Three Iliffe Media Group journalists took home prestigious prizes at the Women in Local News 2022 Awards held in Birmingham.
Honouring the best female journalists from across the UK, the event, held at The International Convention Centre, saw three Iliffe Media reporters winning awards.
Having only joined the company in January 2022, Tamika Green, who works on our Suffolk News brand, picked up the Apprentice of the Year prize, the Stratford Herald's Gill Sutherland won Scoop of the Year and KentOnline's Lydia Chantler-Hicks picked up the much sought after Reporter of the Year gong.
Tamika said that her award entry focused upon her passion for representing diverse communities and this was something the judges picked up on.
Speaking at the awards she said: "I think it’s important because it’s not often that women get recognised in journalism. I think it’s particularly important, as a woman of colour, for the next generation of journalists to see that there are people from diverse backgrounds being commended and trying to make a difference in the industry.
"What I find most rewarding about the job is uncovering the colourful and diverse stories of people from Suffolk and celebrating their achievements. I’ve written a few features that really highlight this, from the story of Jo Ellen who fought for black rights during the civil rights movement in the 60s to songwriter Kieran Davis who has three number ones with Japanese and Korean boy bands.
"The feeling of uncovering a story that no other news outlet has is like nothing else and you want to find more."
Looking ahead to the coming year, Tamika added: "I want to continue to give representation to underrepresented communities, giving them a voice and the opportunity to see stories about issues close to their hearts."
Even though Gill Sutherland's award was for ‘Scoop of the Year’, judges mentioned three of her scoops in their citation, Stratford MP Nadhim Zahawi’s no-show at a school awards evening where he was guest of honour on the very day he was appointed Secretary of State for Education, a carefully balanced interview with a 1940s-themed tea shop owner who had been accused of being a racist on Tripadvisor and an interview with the family of Emma Homer, who was assaulted and fake arrested by a drunken Warwickshire police officer a few months before Sarah Everard's murder.

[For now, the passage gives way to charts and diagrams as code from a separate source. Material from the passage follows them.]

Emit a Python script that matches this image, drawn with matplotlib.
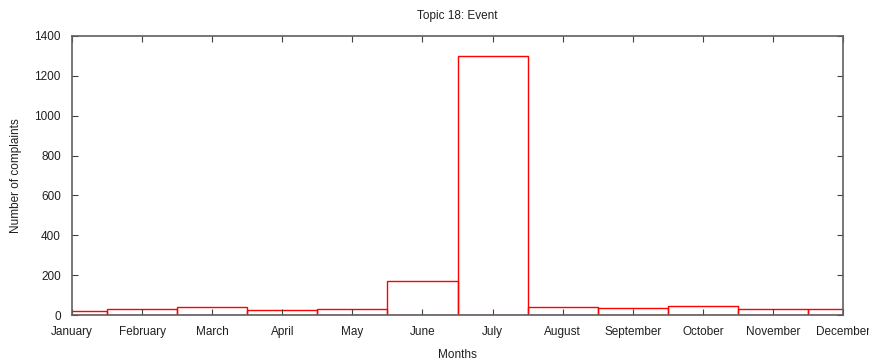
import matplotlib
matplotlib.use("Agg")
import matplotlib.pyplot as plt

months = ["January", "February", "March", "April", "May", "June", "July",
          "August", "September", "October", "November", "December"]
complaints = [21, 28, 38, 23, 28, 169, 1300, 42, 34, 45, 28, 28]
yticks = [0, 200, 400, 600, 800, 1000, 1200, 1400]

plt.rcParams['font.family'] = ['Liberation Sans', 'DejaVu Sans']
fig = plt.figure(figsize=(8.69, 3.6), dpi=100)
ax = fig.add_axes([72/869, 1-315/360, (843-72)/869, (315-36)/360])

x = list(range(len(months)))
ax.bar(x, complaints, width=1.0, facecolor='none', edgecolor='#ff0000',
       linewidth=1.0, zorder=1)

ax.set_xlim(0, len(months) - 1)
ax.set_ylim(0, 1400)
ax.set_xticks(x)
ax.set_xticklabels(months)
ax.set_yticks(yticks)
ax.tick_params(axis='both', direction='in', length=4, width=0.8, color='#404040',
               labelsize=8.5, labelcolor='#202020', top=True, right=True)
ax.tick_params(axis='x', pad=8)
ax.tick_params(axis='y', pad=8)
for s in ax.spines.values():
    s.set_color('#606060')
    s.set_linewidth(1.2)
    s.set_zorder(5)

ax.set_title("Topic 18: Event", fontsize=8.5, color='#202020', pad=12)
ax.set_xlabel("Months", fontsize=8.5, color='#202020', labelpad=8)
ax.set_ylabel("Number of complaints", fontsize=8.5, color='#202020', labelpad=9)

fig.savefig("out.png", dpi=100)
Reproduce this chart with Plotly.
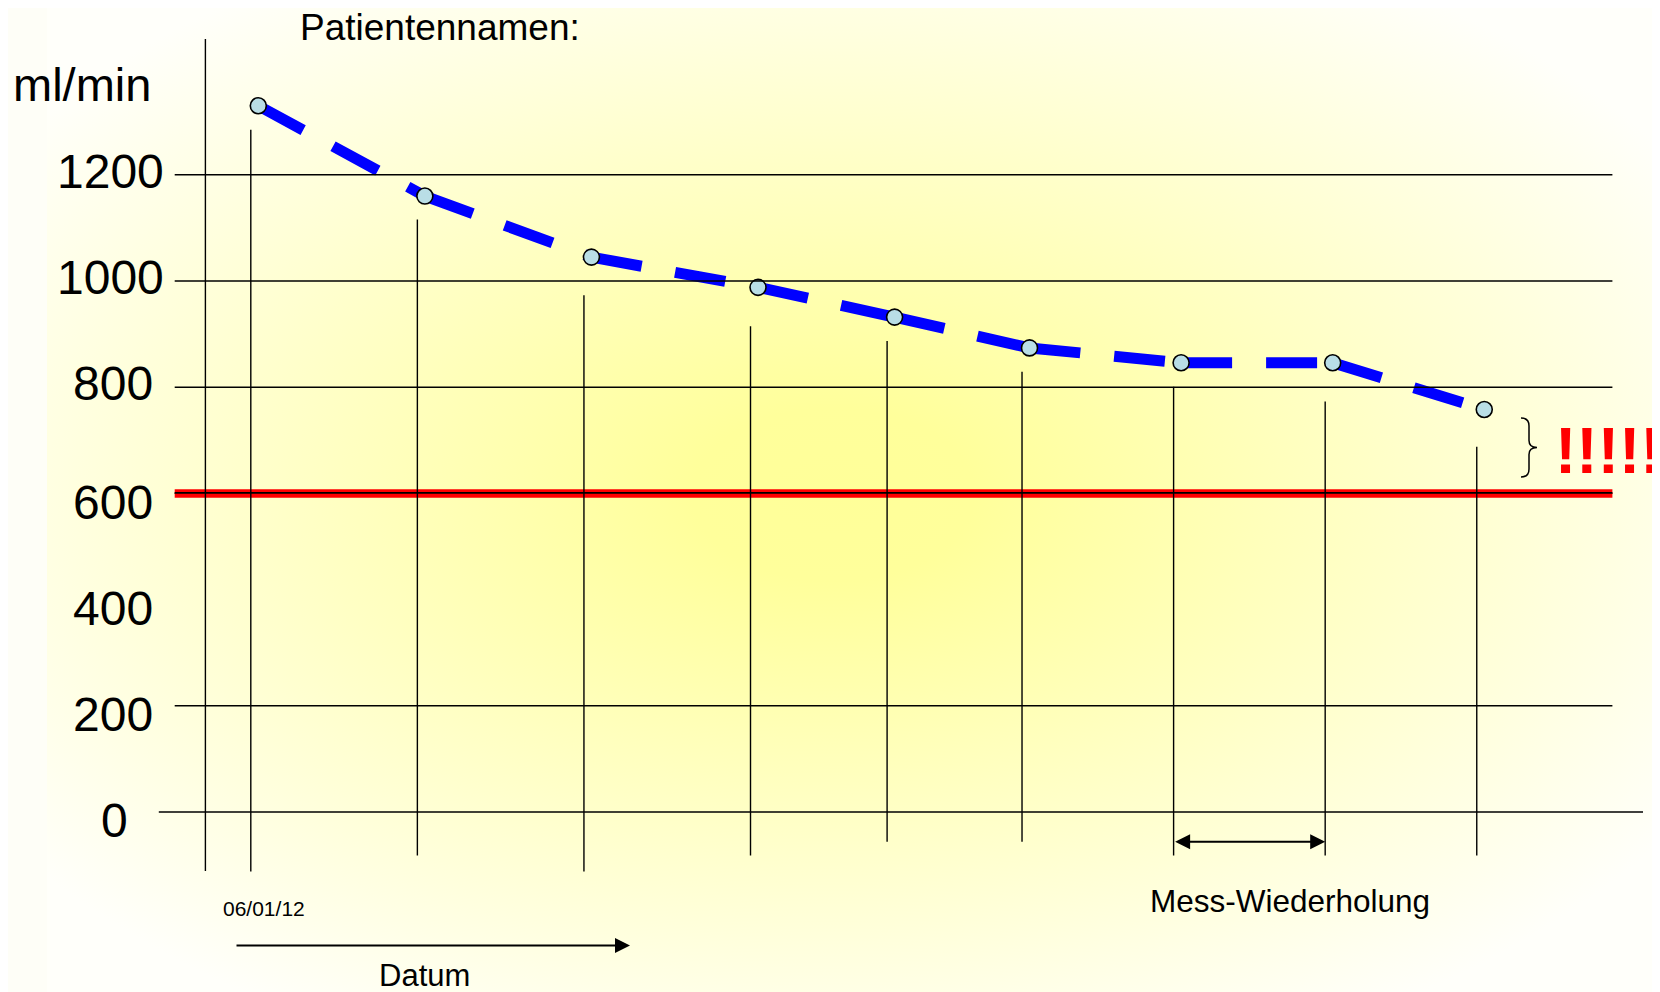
import base64
import plotly.graph_objects as go

# ---------------- data ----------------
messung_x = [1, 2, 3, 4, 4.82, 5.63, 6.54, 7.45, 8.36]          # measurement positions (time order)
clearance = [1330, 1160, 1045, 988, 932, 874, 846, 846, 758]      # ml/min
grid_values = [0, 200, 600, 800, 1000, 1200]
tick_values = [1200, 1000, 800, 600, 400, 200, 0]
tick_labels = ["1200", "1000", "800", "600", "400", "200", "0"]
grenzwert = 600
start_datum = "06/01/12"
wiederholung = (6, 7)   # indices of the repeated measurement

# ---------------- geometry / style ----------------
W, H = 1660, 992
OFF = 8  # page body margin of the html page
# target pixel of x=1 is 258.3, 166.57 px per x unit; y=0 at 812, 0.531 px per ml/min
X_RANGE = [1 + (OFF - 258.3) / 166.57, 1 + (W + OFF - 258.3) / 166.57]
Y_RANGE = [-(H + OFF - 812) / 0.531, (812 - OFF) / 0.531]
FONT = "Liberation Sans, Arial, sans-serif"


def px(xp):
    return (xp - OFF) / W


def py(yp):
    return 1 - (yp - OFF) / H


# background radial gradient as svg image
bg_left = 47
bg_w = W - bg_left + OFF
svg = f'''<svg xmlns="http://www.w3.org/2000/svg" width="{bg_w}" height="{H}" viewBox="0 0 {bg_w} {H}" preserveAspectRatio="none">
<defs><radialGradient id="g" cx="0.485" cy="0.49" r="0.62">
<stop offset="0" stop-color="#FFFF99"/>
<stop offset="0.14" stop-color="#FFFF9B"/>
<stop offset="1" stop-color="#FFFFFA"/>
</radialGradient></defs>
<rect x="0" y="0" width="{bg_w}" height="{H}" fill="url(#g)"/>
</svg>'''
bg_src = "data:image/svg+xml;base64," + base64.b64encode(svg.encode()).decode()

fig = go.Figure()

# dashed blue segments (each segment restarts its dash pattern)
for i in range(len(messung_x) - 1):
    fig.add_trace(go.Scatter(
        x=messung_x[i:i + 2], y=clearance[i:i + 2], mode="lines",
        line=dict(color="#0000FF", width=11, dash="51px,34px"),
        hoverinfo="skip", showlegend=False))

# markers
fig.add_trace(go.Scatter(
    x=messung_x, y=clearance, mode="markers",
    marker=dict(size=16, color="#B9DEE6", line=dict(color="black", width=1.6)),
    showlegend=False))

shapes = []
# horizontal grid lines
for g in grid_values:
    x0, x1 = (158.8, 1643) if g == 0 else (174.7, 1612.4)
    shapes.append(dict(type="line", xref="paper", yref="y", x0=px(x0), x1=px(x1), y0=g, y1=g,
                       line=dict(color="black", width=1.4), layer="above"))

# red threshold band with black line inside
shapes.append(dict(type="line", xref="paper", yref="y", x0=px(174.7), x1=px(1612.4),
                   y0=grenzwert, y1=grenzwert, line=dict(color="#FF0000", width=8.5), layer="above"))
shapes.append(dict(type="line", xref="paper", yref="y", x0=px(174.7), x1=px(1612.4),
                   y0=grenzwert + 1, y1=grenzwert + 1, line=dict(color="black", width=1.6), layer="above"))

# vertical axis line
shapes.append(dict(type="line", xref="paper", yref="paper", x0=px(205.4), x1=px(205.4),
                   y0=py(39), y1=py(871), line=dict(color="black", width=1.4)))

# stems for each measurement
stem_gap = [45, 44, 72, 73, 45, 45, 45, 73, 70]
stem_bottom = [-112, -82, -112, -82, -56, -56, -82, -82, -82]
stem_shift = 0.045
for xv, yv, gap, bot in zip(messung_x, clearance, stem_gap, stem_bottom):
    shapes.append(dict(type="line", xref="x", yref="y", x0=xv - stem_shift, x1=xv - stem_shift,
                       y0=bot, y1=yv - gap, line=dict(color="black", width=1.4)))

# curly brace
bx = [1521, 1529, 1537]
by_top, by_mid, by_bot = 418, 447.5, 477
path = (f"M {px(bx[0])},{py(by_top)} Q {px(bx[1])},{py(by_top)} {px(bx[1])},{py(by_top + 8)} "
        f"L {px(bx[1])},{py(by_mid - 7)} Q {px(bx[1])},{py(by_mid)} {px(bx[2])},{py(by_mid)} "
        f"Q {px(bx[1])},{py(by_mid)} {px(bx[1])},{py(by_mid + 7)} "
        f"L {px(bx[1])},{py(by_bot - 8)} Q {px(bx[1])},{py(by_bot)} {px(bx[0])},{py(by_bot)}")
shapes.append(dict(type="path", xref="paper", yref="paper", path=path,
                   line=dict(color="black", width=1.5)))

annotations = []
# tick labels
label_right = [166.2, 166.2, 154.6, 154.6, 154.6, 154.6, 130.2]
label_offset = [6, 7, 7, -18, -17, -17, -16]
for v, t, xr, off in zip(tick_values, tick_labels, label_right, label_offset):
    annotations.append(dict(text=t, xref="paper", yref="y", x=px(xr), y=v + off,
                            xanchor="right", yanchor="middle", showarrow=False,
                            font=dict(family=FONT, size=48, color="black")))

annotations += [
    dict(text="ml/min", xref="paper", yref="paper", x=px(10.6), y=py(84.7), xanchor="left",
         yanchor="middle", showarrow=False, font=dict(family=FONT, size=47, color="black")),
    dict(text="Patientennamen:", xref="paper", yref="paper", x=px(297.5), y=py(27.5), xanchor="left",
         yanchor="middle", showarrow=False, font=dict(family=FONT, size=37, color="black")),
    dict(text=start_datum, xref="paper", yref="paper", x=px(221), y=py(908), xanchor="left",
         yanchor="middle", showarrow=False, font=dict(family=FONT, size=21, color="black")),
    dict(text="Datum", xref="paper", yref="paper", x=px(424), y=py(975), xanchor="center",
         yanchor="middle", showarrow=False, font=dict(family=FONT, size=31, color="black")),
    dict(text="Mess-Wiederholung", xref="paper", yref="paper", x=px(1290), y=py(901), xanchor="center",
         yanchor="middle", showarrow=False, font=dict(family=FONT, size=31.5, color="black")),
    dict(text="<b>!!!!!</b>", xref="paper", yref="paper", x=px(1553), y=py(451.5), xanchor="left",
         yanchor="middle", showarrow=False, font=dict(family=FONT, size=64, color="#FF0000")),
    # Datum arrow
    dict(text="", xref="paper", yref="paper", x=px(630), y=py(945.5), ax=-395, ay=0,
         showarrow=True, arrowhead=2, arrowsize=1.5, arrowwidth=2, arrowcolor="black"),
    # Mess-Wiederholung double arrow
    dict(text="", xref="x", yref="y", axref="x", ayref="y",
         x=messung_x[wiederholung[1]] - stem_shift, y=-56,
         ax=messung_x[wiederholung[0]] - stem_shift, ay=-56,
         showarrow=True, arrowhead=2, startarrowhead=2, arrowside="end+start",
         arrowsize=1.5, startarrowsize=1.5, arrowwidth=2, arrowcolor="black",
         standoff=0, startstandoff=0),
]

fig.update_layout(
    width=W, height=H,
    margin=dict(l=0, r=0, t=0, b=0, pad=0),
    paper_bgcolor="#FEFEF7", plot_bgcolor="rgba(0,0,0,0)",
    xaxis=dict(visible=False, range=X_RANGE, fixedrange=True),
    yaxis=dict(visible=False, range=Y_RANGE, fixedrange=True),
    showlegend=False,
    shapes=shapes, annotations=annotations,
    images=[dict(source=bg_src, xref="paper", yref="paper", x=px(bg_left), y=1,
                 sizex=bg_w / W, sizey=1, sizing="stretch", layer="below",
                 xanchor="left", yanchor="top")],
)

fig.write_html("out.html")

Gill said: "I think all three stories demonstrate that the Herald takes very seriously the concerns of local people.
"They want to know what their MP is up to and that he is still working for them despite his Westminster career.
"With the tea shop, we gave the chance for the owner to be heard while nationally social media called for his immediate cancellation. We offered a place for reasonable and broad debate, both locally and nationally.
"For the Sarah Everard story, we held the police to account. Rather than publishing the force’s ‘good news’ press release, we questioned its veracity and heard from marginalised voices in the community who contradicted its claims.
"All three stories demonstrate that the Herald deals in unique locally-focussed content - these stories would simply not have emerged as there is no other local media dedicated to this sort of original coverage.
"It’s very telling that the national press picked up two of these stories to cover - evidence that local press is a vital life-force not just for local democracy and justice but for national news and issues too."
Lydia Chantler-Hicks picked up the Reporter of the Year prize, and although she was not able to be present at the awards a colleague accepted the gong on her behalf.
Making the award, the judges said: "She is the epitome of an excellent all-rounder, be it turning her hand to hard-hitting features, breaking news or shining a light on often over-shadowed topics.
"Her knack for telling a story has united her community to help make a positive and lasting difference.
"There is nothing more powerful and compelling in local journalism than giving a community a voice — and that is something she has done with aplomb.”